ISOs can protect themselves from lawsuits and regulatory action by establishing uniform, documented sales training programs that follow sales-ethics practices, a sales-training consultant says.

That way, if questions arise in court or during investigations, ISOs can produce standardized training documents and test scores that demonstrate they’ve taught salespeople ethical practices, says Mark Dunn, president of Hartland, Wis.-based Field Guide Enterprises LLC.

“It’s in an ISOs best interest to do this because it appears that the Federal Trade Commission is focusing a lot of attention on how cardholders and merchants have been treated by the payments processing industry,” Dunn says.

Standardization – teaching the same lessons to all salespeople and being able to prove it with written materials and test scores – can prove essential when an ISO is compelled to prove it’s conveying the right information to the staff, he maintains.

Training should include instruction on providing merchants with accurate pricing, rates and fees, he says. Trainers should also emphasize that salespeople should not employ high-pressure tactics to close deals, Dunn notes.

Although most large ISOs use standardized training programs and conduct tests to make sure salespeople understand the lessons, many small and medium-sized ISOs take a haphazard approach to training, he says.

Smaller ISOs often delegate training duties to sales managers, leaving each one to develop his or her own approach, Dunn notes.

“Very often, one training class will get information very different from another training class,” he says.

Although those sales managers may qualify as expert salespeople, they may prove lacking as trainers, Dunn cautions.

Sales managers may leave out important information simply because it’s become second-nature to them and doesn’t seem worth mentioning, he says.
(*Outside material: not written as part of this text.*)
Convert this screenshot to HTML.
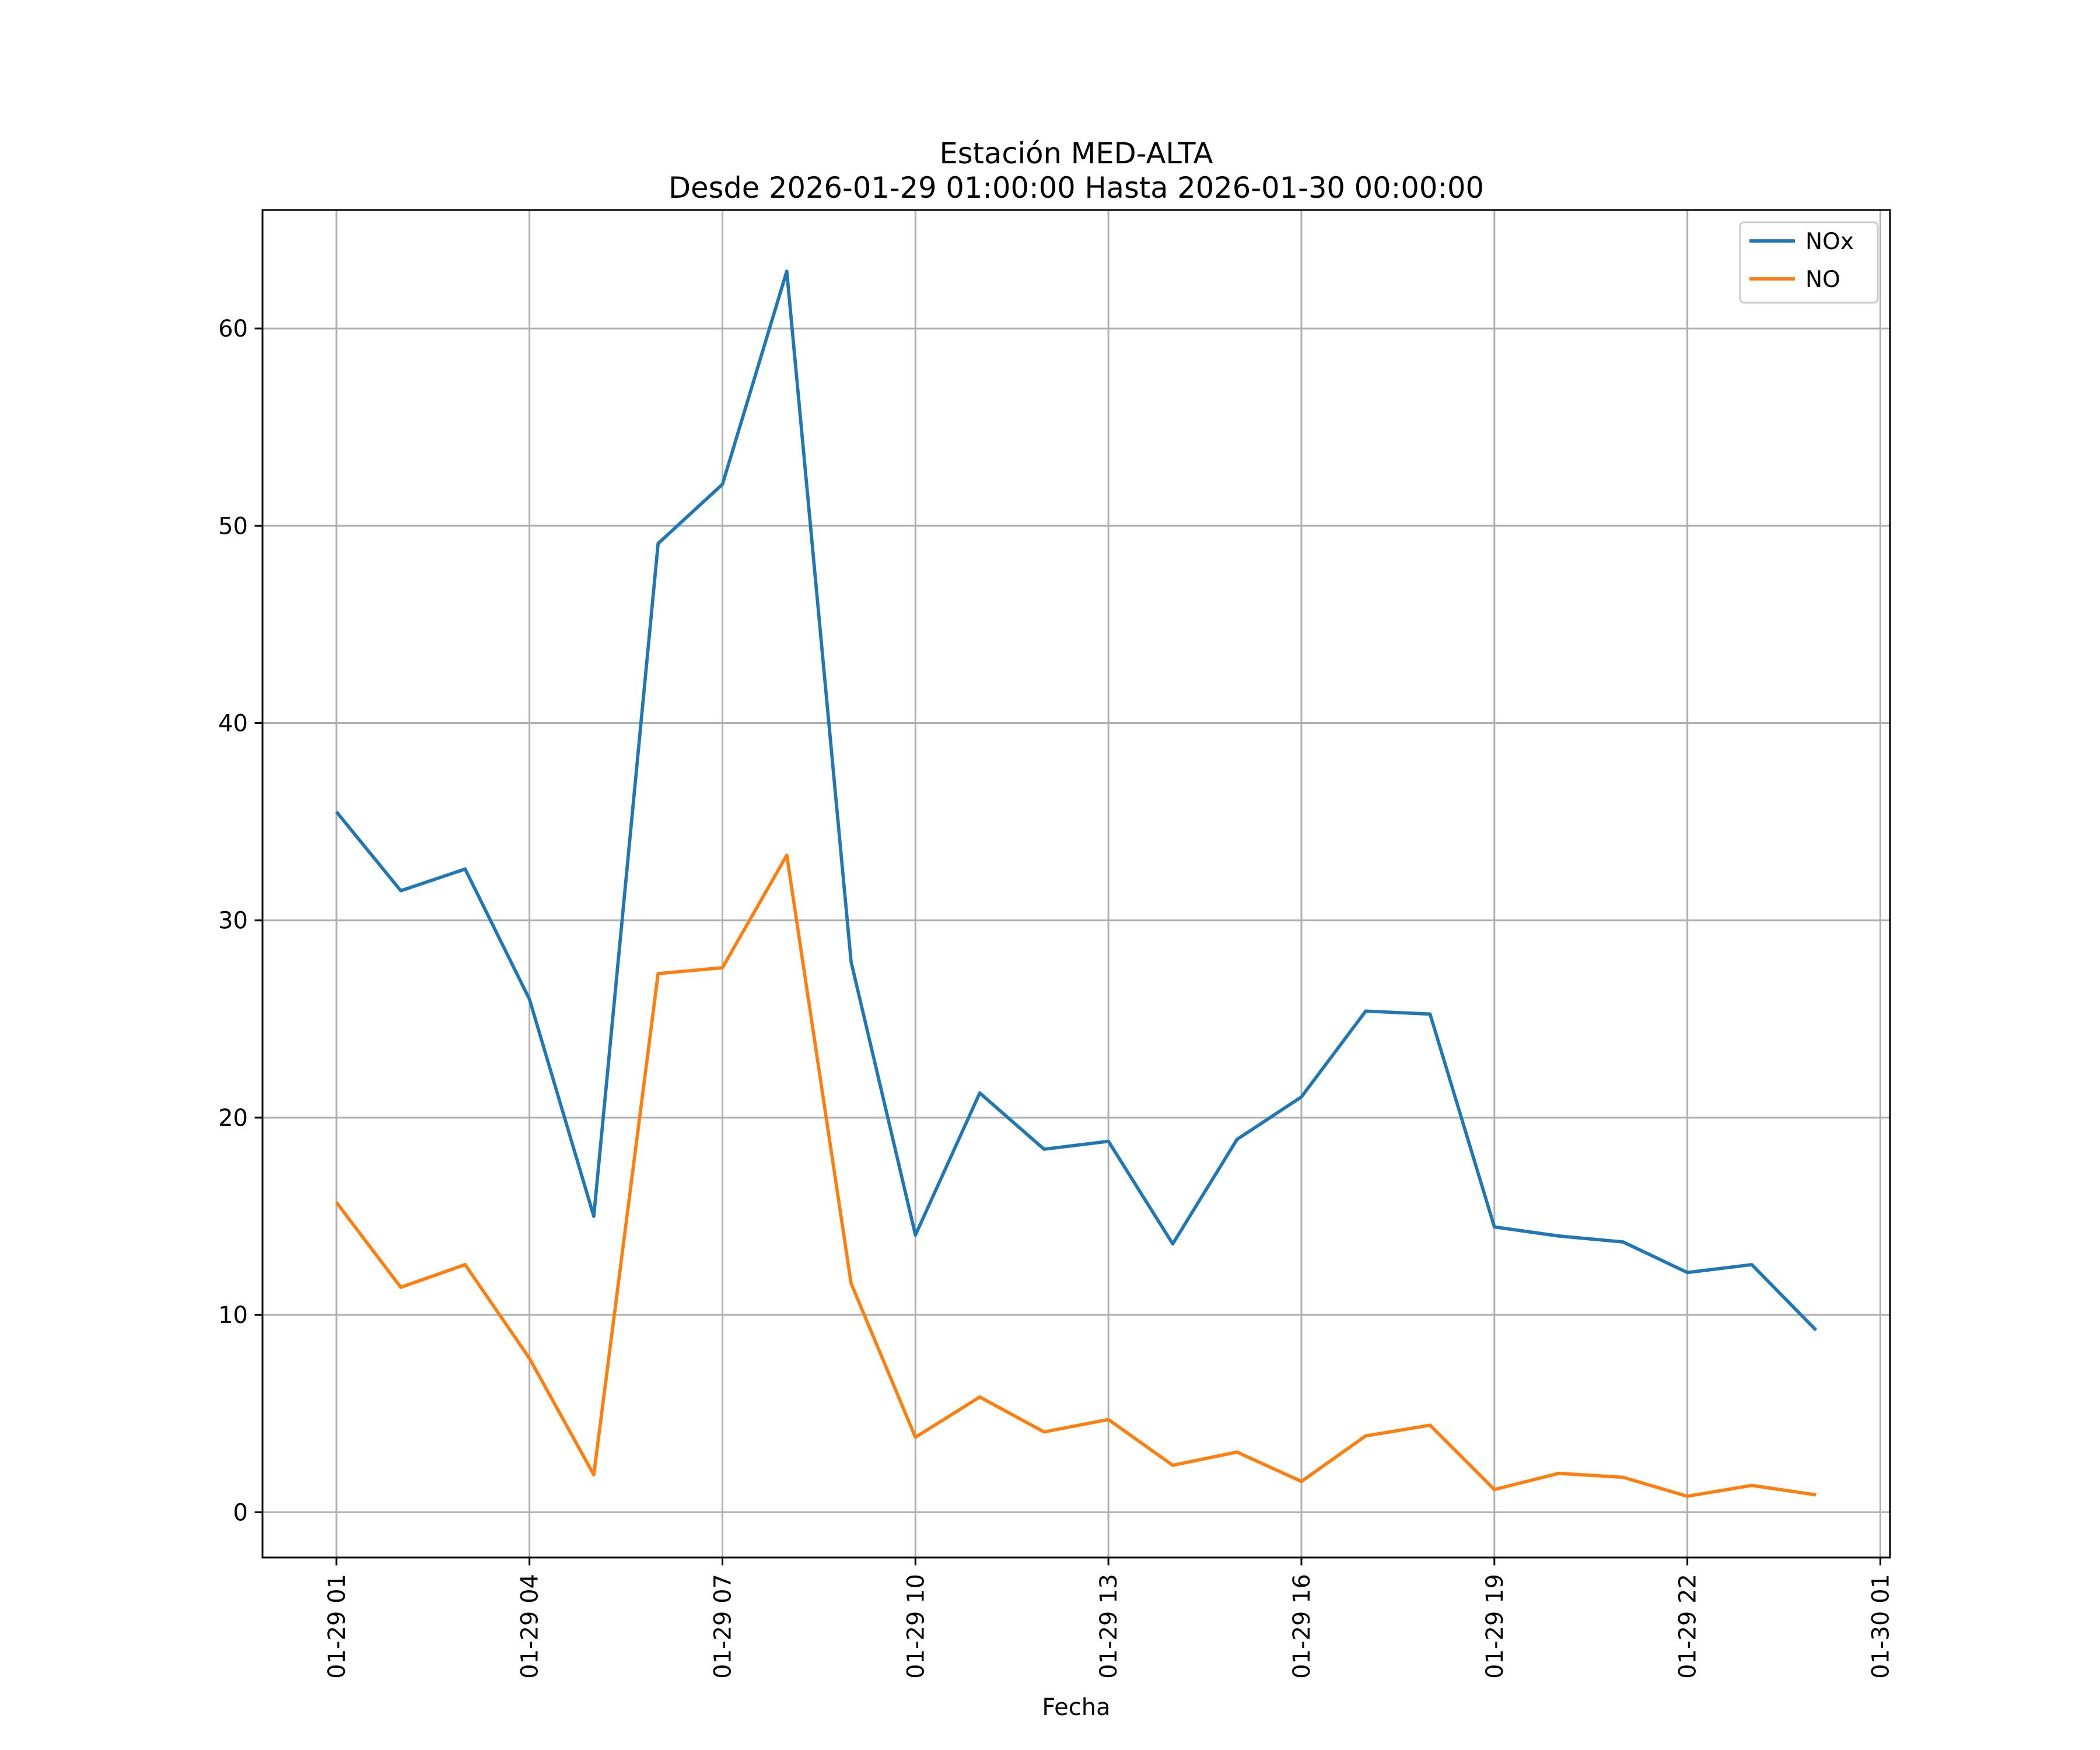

That could leave merchants uniformed about important aspects of their contracts.

Some managers might teach aggressive closing techniques that don’t qualify as best practices, Dunn cautions.

“Every salesperson and every sales manager has a production requirement,” he says. “The pressure is great to make your numbers.”

That can give rise to bait-and-switch tactics like telling the merchant he’s getting a low rate but failing to deliver on that promise, Dunn maintains.

Another ruse involves quoting a merchant a low rate on one type of card and failing to mention higher rates for most other types of cards, he says.

Most merchants can’t figure out the statements they’re already receiving, let alone new statements from someone else, Dunn says.

“The salesperson doesn’t have time to explain the entire interchange methodology, but it is possible to give them a basic understanding of how the pricing works and how it compares,” he contends.

ISOs should remember that most agreements with sales agents make the ISO responsible for what the agent does, Dunn says.

However, some ISOs have a “sales-ethics agreement” the agent signs and agrees to honor, he notes.

ISOs can also head off problems by checking the background of agents and members of their own direct sales staffs, Dunn says.

He uses the phrase, “inspect your expectations” to encourage ISOs to check up on salespeople, often by calling merchants to find out if the relationship’s progressing smoothly.

“Some ISOs avoid that because they don’t want to hear bad news,” Dunn says.

But that attitude can prompt merchants to defect to another acquirer, he warns.

Dunn also lauds the Electronic Transactions Association’s decision to create best-practices guidelines for the industry.

“The ETA is a large enough organization that it can promulgate those as an industry standard,” he says. “There has been a discussion in our industry for 15 years – at least – about how we can curtail the activities of sales organizations that are not up to anybody’s standards.”

The entire industry could benefit from the guidelines, in Dunn’s view.

“Honesty is the best policy certainly applies here,” he observes.